= EXERCISE DETAILS =
Below are records; state how many of their lines hold the word "standalone", and give only the figure.

= TASK INPUTS =

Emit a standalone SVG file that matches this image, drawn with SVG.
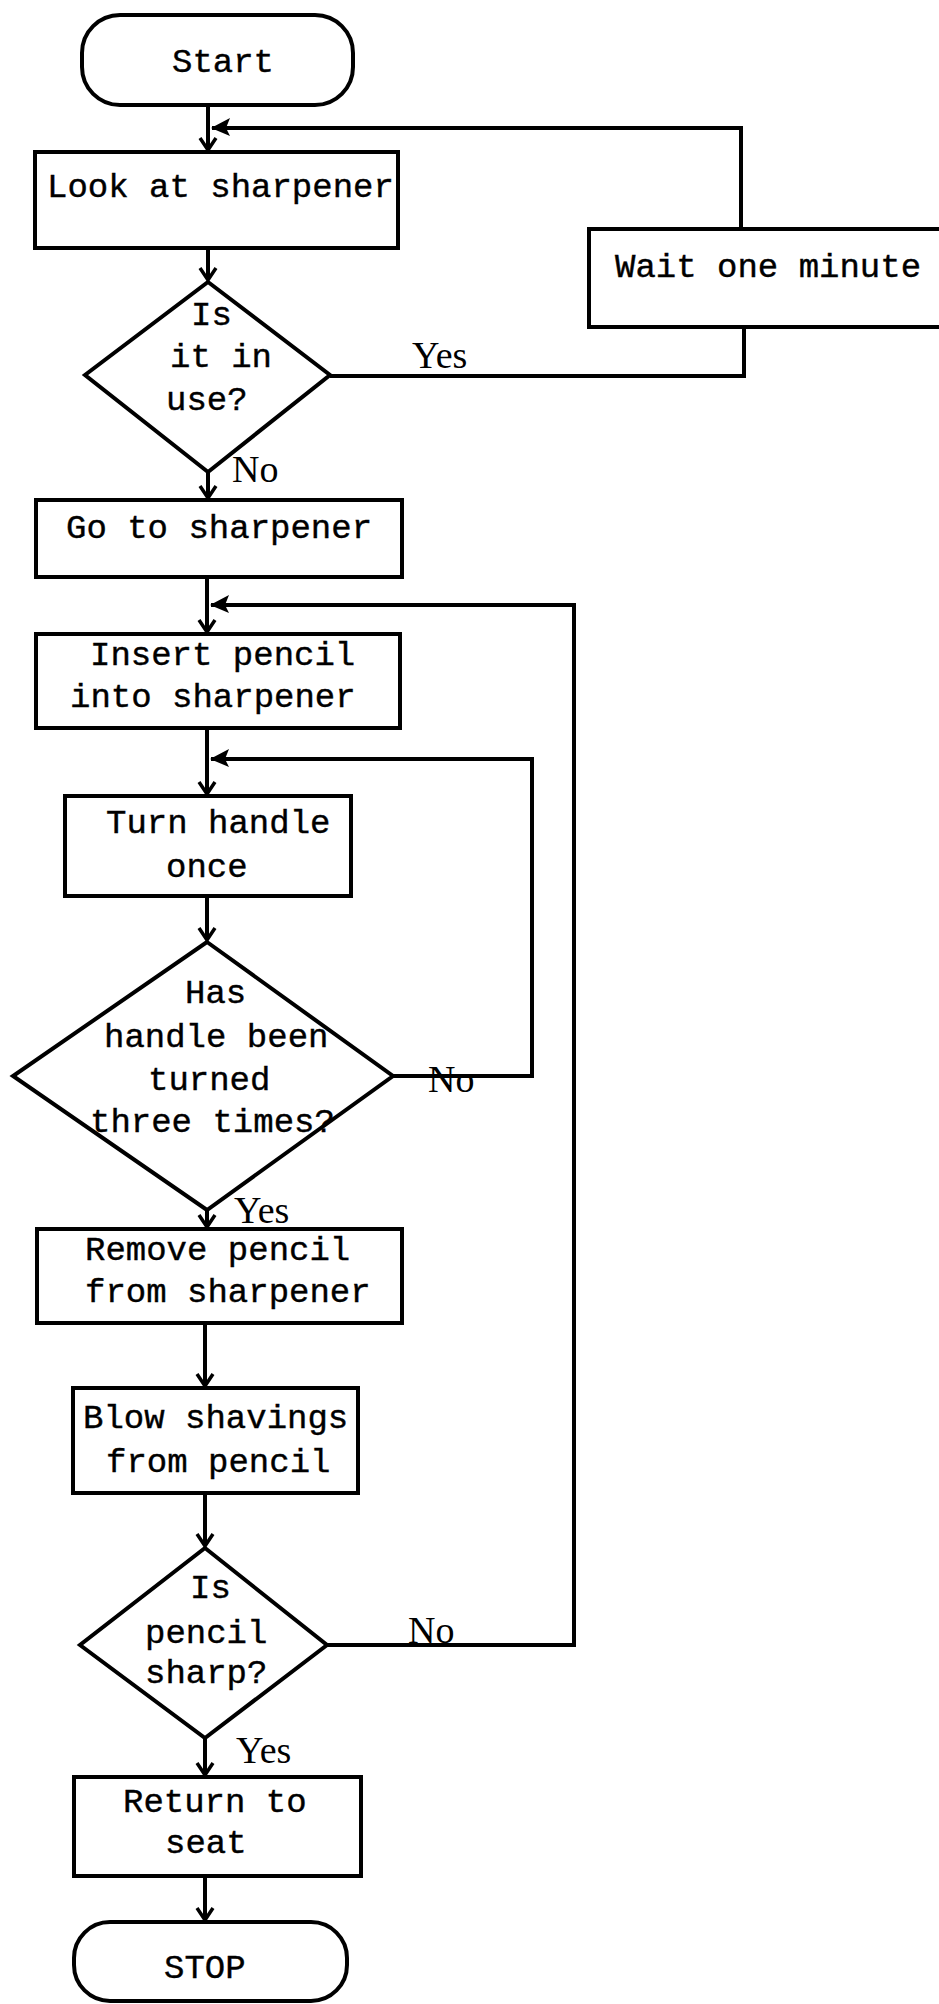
<svg xmlns="http://www.w3.org/2000/svg" width="939" height="2004" viewBox="0 0 939 2004">
<defs>
<style>
.shape{fill:#fff;stroke:#000;stroke-width:4;stroke-linejoin:miter}
.line{fill:none;stroke:#000;stroke-width:4}
.t{font-family:"Liberation Mono","DejaVu Sans Mono",monospace;font-size:34px;fill:#000;stroke:#000;stroke-width:0.4}
.lbl{font-family:"Liberation Serif","Times New Roman",serif;font-size:38px;fill:#000}
.ah{fill:#000}
</style>
<marker id="down" viewBox="-14 -10 16 20" markerWidth="16" markerHeight="20" refX="0" refY="0" orient="auto" markerUnits="userSpaceOnUse">
<path d="M-12,-8 L0,0 L-12,8" fill="none" stroke="#000" stroke-width="3.5"/>
</marker>
</defs>
<rect width="939" height="2004" fill="#fff"/>

<g id="connectors">
<path class="line" d="M208,105 V150" marker-end="url(#down)"/>
<path class="line" d="M741,229 V128 H212"/>
<path class="ah" d="M211,128 L230,118 L226,128 L230,136 Z"/>
<path class="line" d="M208,248 V280" marker-end="url(#down)"/>
<path class="line" d="M330,376 H744 V327"/>
<path class="line" d="M208,472 V498" marker-end="url(#down)"/>
<path class="line" d="M207,577 V632" marker-end="url(#down)"/>
<path class="line" d="M327,1645 H574 V605 H211"/>
<path class="ah" d="M210,605 L229,595 L225,605 L229,613 Z"/>
<path class="line" d="M207,728 V794" marker-end="url(#down)"/>
<path class="line" d="M393,1076 H532 V759 H211"/>
<path class="ah" d="M210,759 L229,749 L225,759 L229,767 Z"/>
<path class="line" d="M207,896 V940" marker-end="url(#down)"/>
<path class="line" d="M207,1210 V1227" marker-end="url(#down)"/>
<path class="line" d="M205,1323 V1386" marker-end="url(#down)"/>
<path class="line" d="M205,1493 V1546" marker-end="url(#down)"/>
<path class="line" d="M205,1738 V1775" marker-end="url(#down)"/>
<path class="line" d="M205,1876 V1920" marker-end="url(#down)"/>
<text class="lbl" x="412" y="368">Yes</text>
<text class="lbl" x="232" y="482">No</text>
<text class="lbl" x="428" y="1092">No</text>
<text class="lbl" x="234" y="1223">Yes</text>
<text class="lbl" x="408" y="1643">No</text>
<text class="lbl" x="236" y="1763">Yes</text>
</g>

<g id="start">
<rect class="shape" x="82" y="15" width="271" height="90" rx="38" ry="38"/>
<text class="t" x="172" y="72">Start</text>
</g>

<g id="look">
<rect class="shape" x="35" y="152" width="363" height="96"/>
<text class="t" x="47" y="197">Look at sharpener</text>
</g>

<g id="wait">
<rect class="shape" x="589" y="229" width="360" height="98"/>
<text class="t" x="615" y="277">Wait one minute</text>
</g>

<g id="inuse">
<polygon class="shape" points="208,282 330,375 208,472 85,375"/>
<text class="t" x="191" y="325">Is</text>
<text class="t" x="170" y="367">it in</text>
<text class="t" x="166" y="410">use?</text>
</g>

<g id="goto">
<rect class="shape" x="36" y="500" width="366" height="77"/>
<text class="t" x="66" y="538">Go to sharpener</text>
</g>

<g id="insert">
<rect class="shape" x="36" y="634" width="364" height="94"/>
<text class="t" x="90" y="665">Insert pencil</text>
<text class="t" x="70" y="707">into sharpener</text>
</g>

<g id="turn">
<rect class="shape" x="65" y="796" width="286" height="100"/>
<text class="t" x="106" y="833">Turn handle</text>
<text class="t" x="166" y="877">once</text>
</g>

<g id="three">
<polygon class="shape" points="207,942 393,1076 207,1210 13,1076"/>
<text class="t" x="185" y="1003">Has</text>
<text class="t" x="104" y="1047">handle been</text>
<text class="t" x="148" y="1090">turned</text>
<text class="t" x="90" y="1132">three times?</text>
</g>

<g id="remove">
<rect class="shape" x="37" y="1229" width="365" height="94"/>
<text class="t" x="85" y="1260">Remove pencil</text>
<text class="t" x="85" y="1302">from sharpener</text>
</g>

<g id="blow">
<rect class="shape" x="73" y="1388" width="285" height="105"/>
<text class="t" x="83" y="1428">Blow shavings</text>
<text class="t" x="106" y="1472">from pencil</text>
</g>

<g id="sharp">
<polygon class="shape" points="205,1548 327,1645 205,1738 80,1645"/>
<text class="t" x="190" y="1598">Is</text>
<text class="t" x="145" y="1643">pencil</text>
<text class="t" x="145" y="1683">sharp?</text>
</g>

<g id="return">
<rect class="shape" x="74" y="1777" width="287" height="99"/>
<text class="t" x="123" y="1812">Return to</text>
<text class="t" x="165" y="1853">seat</text>
</g>

<g id="stop">
<rect class="shape" x="74" y="1922" width="273" height="79" rx="36" ry="36"/>
<text class="t" x="164" y="1978">STOP</text>
</g>
</svg>
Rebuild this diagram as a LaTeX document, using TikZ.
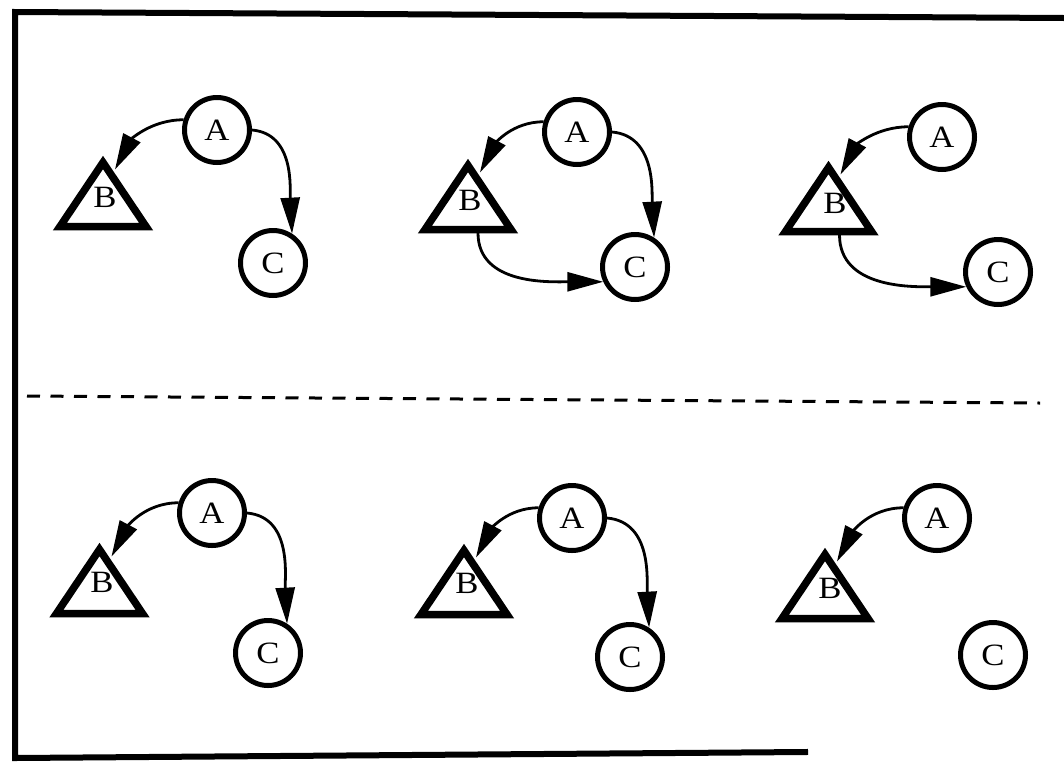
\documentclass[tikz,border=0pt]{standalone}
\usepackage{fontspec}
\newfontfamily\lblfont[FakeStretch=1.12]{Liberation Serif}
\usetikzlibrary{arrows.meta}
\tikzset{
  frameline/.style={line width=6pt, line cap=rect},
  sepline/.style={line width=3pt, dash pattern=on 13pt off 10.5pt},
  circnode/.style={circle, draw, line width=5pt, minimum size=65pt, inner sep=0pt,
    font=\lblfont\fontsize{31}{31}\selectfont},
  trilabel/.style={inner sep=0pt, font=\lblfont\fontsize{31}{31}\selectfont},
  tri/.style={line width=7.5pt, line join=miter},
  arr/.style={line width=2.8pt, -{Triangle[length=36pt, width=19pt]}},
}
\begin{document}
\begin{tikzpicture}[x=1pt, y=1pt]
\useasboundingbox (0,0) rectangle (1064,-761);
% frame
\coordinate (FtR) at (1064,-18);
\coordinate (FtL) at (15,-12);
\coordinate (FbL) at (15,-758);
\coordinate (FbR) at (805,-752);
\draw[frameline] (FtR) -- (FtL) -- (FbL) -- (FbR);
% separator
\coordinate (SL) at (27,-396);
\coordinate (SR) at (1040,-403);
\draw[sepline] (SL) -- (SR);

% ---------- panel 1
\node[circnode] (A1) at (217,-130) {A};
\node[circnode] (C1) at (273,-263) {C};
\coordinate (B1l) at (60,-226.5);
\coordinate (B1r) at (146,-226.5);
\coordinate (B1t) at (103,-162.5);
\coordinate (B1in) at (115,-169.5);
\draw[tri] (B1l) -- (B1r) -- (B1t) -- cycle;
\node[trilabel] (B1) at (105,-197) {B};
\draw[arr] (A1.163) to[out=180,in=62] (B1in);
\draw[arr] (A1.0) to[out=-5,in=93] (C1.57);

% ---------- panel 2
\node[circnode] (A2) at (577,-132) {A};
\node[circnode] (C2) at (635,-267) {C};
\coordinate (B2l) at (425,-229.5);
\coordinate (B2r) at (511,-229.5);
\coordinate (B2t) at (468,-165.5);
\coordinate (B2in) at (480,-172.5);
\coordinate (B2out) at (478,-233);
\draw[tri] (B2l) -- (B2r) -- (B2t) -- cycle;
\node[trilabel] (B2) at (470,-200) {B};
\draw[arr] (A2.163) to[out=180,in=62] (B2in);
\draw[arr] (A2.0) to[out=-5,in=93] (C2.57);
\draw[arr] (B2out) to[out=-90,in=180] (C2.205);

% ---------- panel 3
\node[circnode] (A3) at (942,-137) {A};
\node[circnode] (C3) at (998,-272) {C};
\coordinate (B3l) at (785.5,-231.5);
\coordinate (B3r) at (871.5,-231.5);
\coordinate (B3t) at (828.5,-167.5);
\coordinate (B3in) at (840.5,-174.5);
\coordinate (B3out) at (839.5,-235);
\draw[tri] (B3l) -- (B3r) -- (B3t) -- cycle;
\node[trilabel] (B3) at (835,-203) {B};
\draw[arr] (A3.163) to[out=180,in=62] (B3in);
\draw[arr] (B3out) to[out=-90,in=180] (C3.205);

% ---------- panel 4
\node[circnode] (A4) at (212,-513) {A};
\node[circnode] (C4) at (268,-653) {C};
\coordinate (B4l) at (56.5,-613.5);
\coordinate (B4r) at (142.5,-613.5);
\coordinate (B4t) at (99.5,-549.5);
\coordinate (B4in) at (111.5,-556.5);
\draw[tri] (B4l) -- (B4r) -- (B4t) -- cycle;
\node[trilabel] (B4) at (102,-582) {B};
\draw[arr] (A4.163) to[out=180,in=62] (B4in);
\draw[arr] (A4.0) to[out=-5,in=93] (C4.57);

% ---------- panel 5
\node[circnode] (A5) at (572,-518) {A};
\node[circnode] (C5) at (630,-657) {C};
\coordinate (B5l) at (421,-614.5);
\coordinate (B5r) at (507,-614.5);
\coordinate (B5t) at (464,-550.5);
\coordinate (B5in) at (476,-557.5);
\draw[tri] (B5l) -- (B5r) -- (B5t) -- cycle;
\node[trilabel] (B5) at (467,-583) {B};
\draw[arr] (A5.163) to[out=180,in=62] (B5in);
\draw[arr] (A5.0) to[out=-5,in=93] (C5.57);

% ---------- panel 6
\node[circnode] (A6) at (937,-518) {A};
\node[circnode] (C6) at (993,-655) {C};
\coordinate (B6l) at (782,-618.5);
\coordinate (B6r) at (868,-618.5);
\coordinate (B6t) at (825,-554.5);
\coordinate (B6in) at (837,-561.5);
\draw[tri] (B6l) -- (B6r) -- (B6t) -- cycle;
\node[trilabel] (B6) at (830,-588) {B};
\draw[arr] (A6.163) to[out=180,in=62] (B6in);
\end{tikzpicture}
\end{document}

= PROBLEM SOLUTION =
2